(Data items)
· · · ·
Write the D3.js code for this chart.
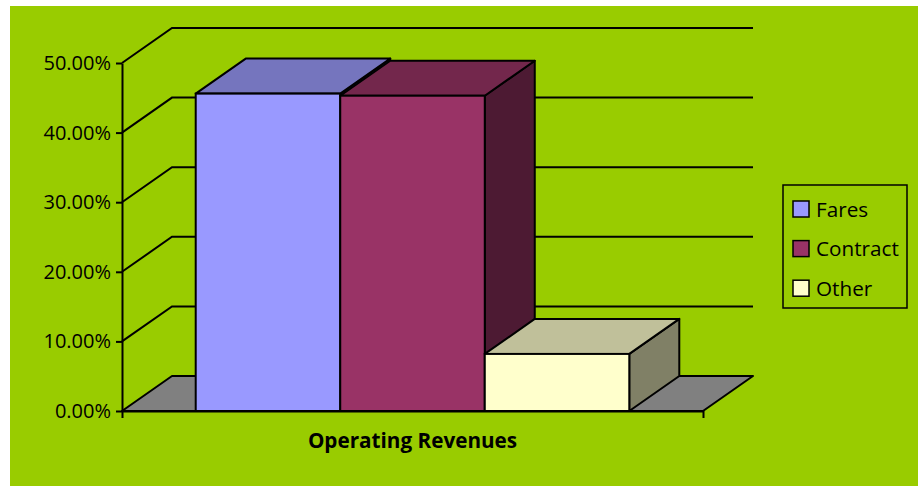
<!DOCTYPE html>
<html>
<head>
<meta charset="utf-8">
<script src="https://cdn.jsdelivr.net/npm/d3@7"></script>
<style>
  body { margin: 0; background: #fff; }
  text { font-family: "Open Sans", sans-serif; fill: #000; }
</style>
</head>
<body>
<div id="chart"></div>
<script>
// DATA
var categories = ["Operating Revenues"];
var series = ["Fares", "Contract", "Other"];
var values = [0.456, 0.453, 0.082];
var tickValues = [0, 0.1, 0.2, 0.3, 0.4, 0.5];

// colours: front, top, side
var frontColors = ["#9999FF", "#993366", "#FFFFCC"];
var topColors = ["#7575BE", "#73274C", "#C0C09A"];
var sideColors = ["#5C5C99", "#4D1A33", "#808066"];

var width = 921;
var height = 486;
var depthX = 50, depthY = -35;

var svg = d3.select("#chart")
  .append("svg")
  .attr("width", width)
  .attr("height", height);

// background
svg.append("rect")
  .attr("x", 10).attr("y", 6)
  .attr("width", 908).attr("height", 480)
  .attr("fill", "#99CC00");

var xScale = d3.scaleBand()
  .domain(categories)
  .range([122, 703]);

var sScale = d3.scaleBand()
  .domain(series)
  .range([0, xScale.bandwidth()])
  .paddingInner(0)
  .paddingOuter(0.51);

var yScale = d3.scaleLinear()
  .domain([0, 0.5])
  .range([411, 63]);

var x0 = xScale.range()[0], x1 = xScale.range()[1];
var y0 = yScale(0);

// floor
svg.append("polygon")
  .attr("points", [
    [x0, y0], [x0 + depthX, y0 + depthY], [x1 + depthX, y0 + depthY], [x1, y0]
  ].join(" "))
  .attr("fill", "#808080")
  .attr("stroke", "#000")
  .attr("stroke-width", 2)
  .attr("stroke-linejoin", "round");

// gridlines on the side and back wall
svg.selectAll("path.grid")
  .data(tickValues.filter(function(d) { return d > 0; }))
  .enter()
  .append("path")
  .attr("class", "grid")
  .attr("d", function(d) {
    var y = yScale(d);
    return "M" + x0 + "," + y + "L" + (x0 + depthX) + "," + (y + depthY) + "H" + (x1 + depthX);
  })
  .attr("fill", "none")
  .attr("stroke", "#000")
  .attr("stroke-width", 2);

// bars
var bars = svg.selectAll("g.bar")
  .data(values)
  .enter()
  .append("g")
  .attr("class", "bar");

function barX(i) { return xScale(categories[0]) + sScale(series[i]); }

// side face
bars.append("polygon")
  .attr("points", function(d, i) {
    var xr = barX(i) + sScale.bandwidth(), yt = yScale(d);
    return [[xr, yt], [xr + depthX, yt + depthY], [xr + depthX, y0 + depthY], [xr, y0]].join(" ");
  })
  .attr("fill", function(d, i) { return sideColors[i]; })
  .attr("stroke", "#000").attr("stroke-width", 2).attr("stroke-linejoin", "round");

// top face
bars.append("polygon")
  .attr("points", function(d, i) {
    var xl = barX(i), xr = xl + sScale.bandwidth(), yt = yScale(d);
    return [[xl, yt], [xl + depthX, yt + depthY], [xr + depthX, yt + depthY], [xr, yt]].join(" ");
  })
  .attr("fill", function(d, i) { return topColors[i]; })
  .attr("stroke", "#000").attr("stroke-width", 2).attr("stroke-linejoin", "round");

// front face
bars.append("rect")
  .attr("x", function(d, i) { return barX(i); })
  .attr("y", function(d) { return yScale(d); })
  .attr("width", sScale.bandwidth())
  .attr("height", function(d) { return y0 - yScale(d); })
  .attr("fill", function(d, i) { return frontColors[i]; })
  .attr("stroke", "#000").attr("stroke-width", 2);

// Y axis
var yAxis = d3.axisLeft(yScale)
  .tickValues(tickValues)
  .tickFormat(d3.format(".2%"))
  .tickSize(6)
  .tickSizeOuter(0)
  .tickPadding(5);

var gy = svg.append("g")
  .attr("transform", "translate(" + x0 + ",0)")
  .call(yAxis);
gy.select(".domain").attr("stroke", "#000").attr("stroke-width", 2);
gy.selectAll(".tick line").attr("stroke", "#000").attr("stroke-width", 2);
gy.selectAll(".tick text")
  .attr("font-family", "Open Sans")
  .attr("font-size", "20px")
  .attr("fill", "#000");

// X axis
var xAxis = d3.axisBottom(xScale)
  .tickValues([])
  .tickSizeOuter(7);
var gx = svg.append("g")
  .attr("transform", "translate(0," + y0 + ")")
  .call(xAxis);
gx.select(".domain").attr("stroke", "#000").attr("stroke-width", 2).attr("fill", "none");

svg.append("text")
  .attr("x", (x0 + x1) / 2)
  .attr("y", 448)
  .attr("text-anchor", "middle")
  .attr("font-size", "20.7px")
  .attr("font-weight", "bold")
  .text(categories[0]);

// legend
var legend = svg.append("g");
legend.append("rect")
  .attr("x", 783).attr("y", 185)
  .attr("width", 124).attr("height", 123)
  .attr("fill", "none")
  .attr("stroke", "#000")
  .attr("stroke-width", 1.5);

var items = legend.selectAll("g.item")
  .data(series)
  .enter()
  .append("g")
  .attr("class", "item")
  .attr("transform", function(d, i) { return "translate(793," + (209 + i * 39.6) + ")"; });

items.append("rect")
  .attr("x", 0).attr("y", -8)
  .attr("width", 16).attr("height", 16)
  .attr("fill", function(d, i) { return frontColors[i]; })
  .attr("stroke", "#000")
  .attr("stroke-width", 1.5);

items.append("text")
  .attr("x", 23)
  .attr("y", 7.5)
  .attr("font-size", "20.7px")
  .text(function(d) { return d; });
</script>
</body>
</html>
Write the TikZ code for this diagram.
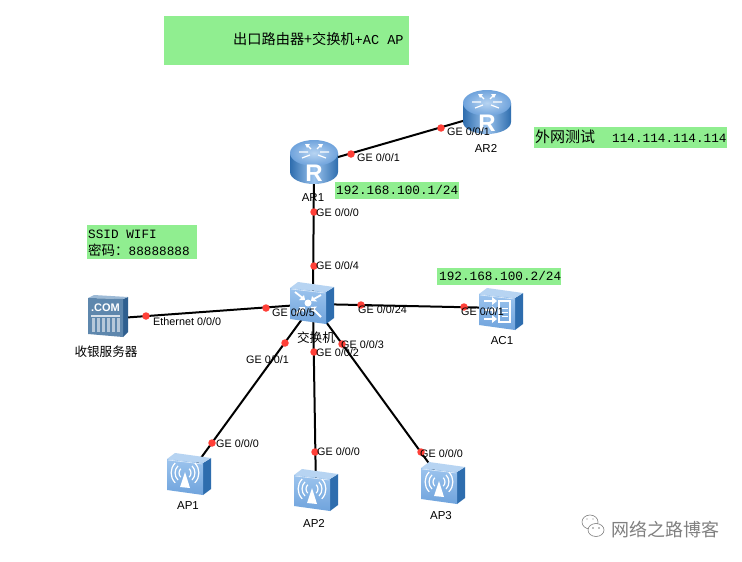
· · · ·
EXERCISE:
Pull out every line of the entries that includes the word "Write".

EXERCISE SOLUTION:
Write the D3.js code for this chart.
Write the TikZ code for this diagram.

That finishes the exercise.